This repository is the official implementation of FVTTS. Our demo page is released in https://dxlabskku.github.io/FVTTS/
1. Prepare your data into 'data'
. Build your dataset by setting up the following directory structure:
data
├── trainval
| ├── speaker1 # i.e. tMSU6k5SWXg
| | ├── text1.txt # text file of first utterance (i.e. 50001.txt)
| | └── video1.mp4 # video file of first utterance (i.e. 50001.mp4)
| | ├── text2.txt # text file of second utterance (i.e. 50002.txt)
| | └── video2.mp4 # video file of second utterance (i.e. 50002.mp4)
| | |
| | |
| ├── speaker2
| |
├── test
2. Prepare shape_predictor_68_face_landmarks.dat
for facial landmark detection.
wget http://dlib.net/files/shape_predictor_68_face_landmarks.dat.bz2
bunzip2 /content/shape_predictor_68_face_landmarks.dat.bz2
3. Preprocess the data by run following codes.
python video2img.py --video_dir data/trainval --img_path data/image --emb_path data/img_emb --landmark_path shape_predictor_68_face_landmarks.dat # split image from video
python video2audio.py --video_dir data/trainval --audio_path data/audio --mono_path data/mono # split audio from video
python audio2spec.py --mono_path data/mono --spec_path data/spec # calculate mel-spectrogram of each audio sample
4. Generate the file 'training.txt' for training.

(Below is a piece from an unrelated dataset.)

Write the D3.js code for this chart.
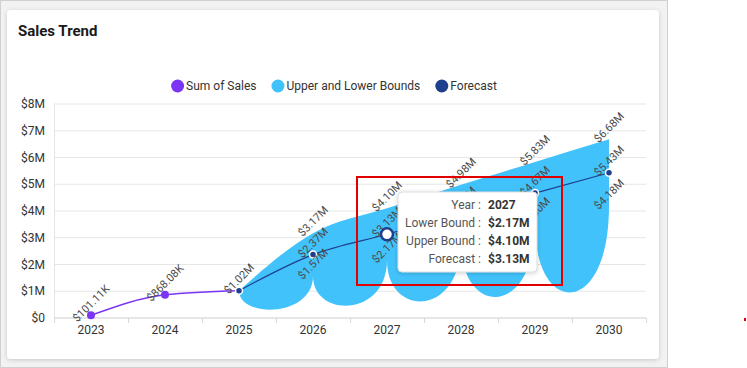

python file.py --text_path data/trainval --mono_path data/mono --file_name LRS3_valid.txt.cleaned
After prepare and preprocess the data, train the model on your data
python FVTTS.py --training_files 'LRS3_valid.txt.cleaned' --validation_files 'LRS3_test.txt.cleaned
For inference you need to prepare the face image of speakers.
See inference.ipynb
for the examples of inference.